「だめだ」と言われても手放せなかったものたちが、私の“自分らしさ”になった
目が慣れたというだけではなく、自分の体でそれを着るときに一番いい丈や組み合わせ、歩き方や手の動かし方、気持ちの持ち方にいたるまでを体感で得てきたのである。
不本意な装いをし続けることは、自分の意見を表現しにくくなったり、心を閉ざしてしまったりすることにつながるとさえ思う。実際に私は中学に入ってしばらくの間学ランを着ていたのだが、それが本当に辛く、心を閉ざしてフラフラしながら学校に通っていたのを覚えている。

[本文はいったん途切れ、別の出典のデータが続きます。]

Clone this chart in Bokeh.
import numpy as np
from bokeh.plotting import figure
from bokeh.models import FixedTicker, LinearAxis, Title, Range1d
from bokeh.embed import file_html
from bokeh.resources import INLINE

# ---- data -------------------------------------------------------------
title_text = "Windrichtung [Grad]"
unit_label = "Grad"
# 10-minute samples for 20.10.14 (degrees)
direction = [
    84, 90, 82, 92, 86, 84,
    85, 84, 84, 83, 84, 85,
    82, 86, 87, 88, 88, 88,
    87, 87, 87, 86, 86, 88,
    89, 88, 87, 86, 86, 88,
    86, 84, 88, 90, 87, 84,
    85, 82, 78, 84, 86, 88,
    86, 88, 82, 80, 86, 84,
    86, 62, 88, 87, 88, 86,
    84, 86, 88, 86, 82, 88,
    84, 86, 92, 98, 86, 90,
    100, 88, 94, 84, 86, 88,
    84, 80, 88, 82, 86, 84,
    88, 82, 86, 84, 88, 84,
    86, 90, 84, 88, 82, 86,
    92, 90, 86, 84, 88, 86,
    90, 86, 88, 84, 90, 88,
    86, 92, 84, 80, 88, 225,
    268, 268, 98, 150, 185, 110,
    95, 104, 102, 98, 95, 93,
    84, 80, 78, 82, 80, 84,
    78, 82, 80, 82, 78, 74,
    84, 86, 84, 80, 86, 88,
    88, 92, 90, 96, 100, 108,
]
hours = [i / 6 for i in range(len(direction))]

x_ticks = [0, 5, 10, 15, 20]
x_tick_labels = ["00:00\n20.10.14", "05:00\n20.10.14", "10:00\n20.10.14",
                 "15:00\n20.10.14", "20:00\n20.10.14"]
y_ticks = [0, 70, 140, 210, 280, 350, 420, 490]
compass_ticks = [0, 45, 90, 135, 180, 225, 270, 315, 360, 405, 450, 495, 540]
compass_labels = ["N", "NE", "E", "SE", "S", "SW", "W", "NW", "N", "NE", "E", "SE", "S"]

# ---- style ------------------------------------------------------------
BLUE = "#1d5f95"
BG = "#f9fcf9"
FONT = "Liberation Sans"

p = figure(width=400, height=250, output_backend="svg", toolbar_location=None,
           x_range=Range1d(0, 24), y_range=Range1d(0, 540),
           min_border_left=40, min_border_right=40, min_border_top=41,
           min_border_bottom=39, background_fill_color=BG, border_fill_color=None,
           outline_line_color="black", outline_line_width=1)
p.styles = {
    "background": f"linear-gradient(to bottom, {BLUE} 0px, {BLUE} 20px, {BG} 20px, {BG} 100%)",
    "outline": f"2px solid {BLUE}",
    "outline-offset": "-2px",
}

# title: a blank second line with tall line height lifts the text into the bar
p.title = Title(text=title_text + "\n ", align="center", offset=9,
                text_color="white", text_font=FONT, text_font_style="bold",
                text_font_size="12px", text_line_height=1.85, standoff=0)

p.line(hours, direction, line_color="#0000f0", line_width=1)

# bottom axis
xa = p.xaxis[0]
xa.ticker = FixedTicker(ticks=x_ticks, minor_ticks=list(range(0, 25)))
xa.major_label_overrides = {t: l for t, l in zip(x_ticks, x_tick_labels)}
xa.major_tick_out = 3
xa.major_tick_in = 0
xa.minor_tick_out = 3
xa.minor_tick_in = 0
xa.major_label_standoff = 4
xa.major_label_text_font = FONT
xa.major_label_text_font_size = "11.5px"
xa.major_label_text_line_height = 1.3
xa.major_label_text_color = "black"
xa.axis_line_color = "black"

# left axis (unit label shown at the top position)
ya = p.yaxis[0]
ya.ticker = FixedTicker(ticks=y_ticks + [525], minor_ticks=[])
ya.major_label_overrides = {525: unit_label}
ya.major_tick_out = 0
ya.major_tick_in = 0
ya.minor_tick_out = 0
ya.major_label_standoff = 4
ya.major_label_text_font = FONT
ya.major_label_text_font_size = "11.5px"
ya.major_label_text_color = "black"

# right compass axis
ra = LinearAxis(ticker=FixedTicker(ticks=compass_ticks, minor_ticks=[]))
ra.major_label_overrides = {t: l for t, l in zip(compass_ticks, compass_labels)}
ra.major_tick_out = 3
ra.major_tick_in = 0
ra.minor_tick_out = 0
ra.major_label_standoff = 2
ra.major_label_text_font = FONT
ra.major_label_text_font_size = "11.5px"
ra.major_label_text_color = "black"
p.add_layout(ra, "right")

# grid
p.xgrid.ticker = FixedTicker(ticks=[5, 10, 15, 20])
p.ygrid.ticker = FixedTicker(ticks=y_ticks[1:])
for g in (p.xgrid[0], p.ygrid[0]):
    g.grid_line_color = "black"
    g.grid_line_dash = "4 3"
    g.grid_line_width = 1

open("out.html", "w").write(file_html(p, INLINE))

登下校中、何度も車に轢かれそうになったりしたが、そんなときでも他人事のように何もせずボーっと立っていることしかできなかった。そんな日々が続き、中学2年生のときには、ついに心が折れきって家から出られなくなってしまったのだ。
しかし、そこから自分の好きなものを着られるようになって、少しずつ自分を表現できるようになっていった。装いはただ見た目を飾るだけのものとされがちだが、それしだいで人の心を殺すことも生かすこともできてしまうのだと、そのとき身をもって知ったのである。だから私は今、ファッションモデルという仕事をしているのだろうし、不本意な装いをし続けることの苦しさを知っているからこそ、誰でも好きなものを身につけていてほしいと強く思う。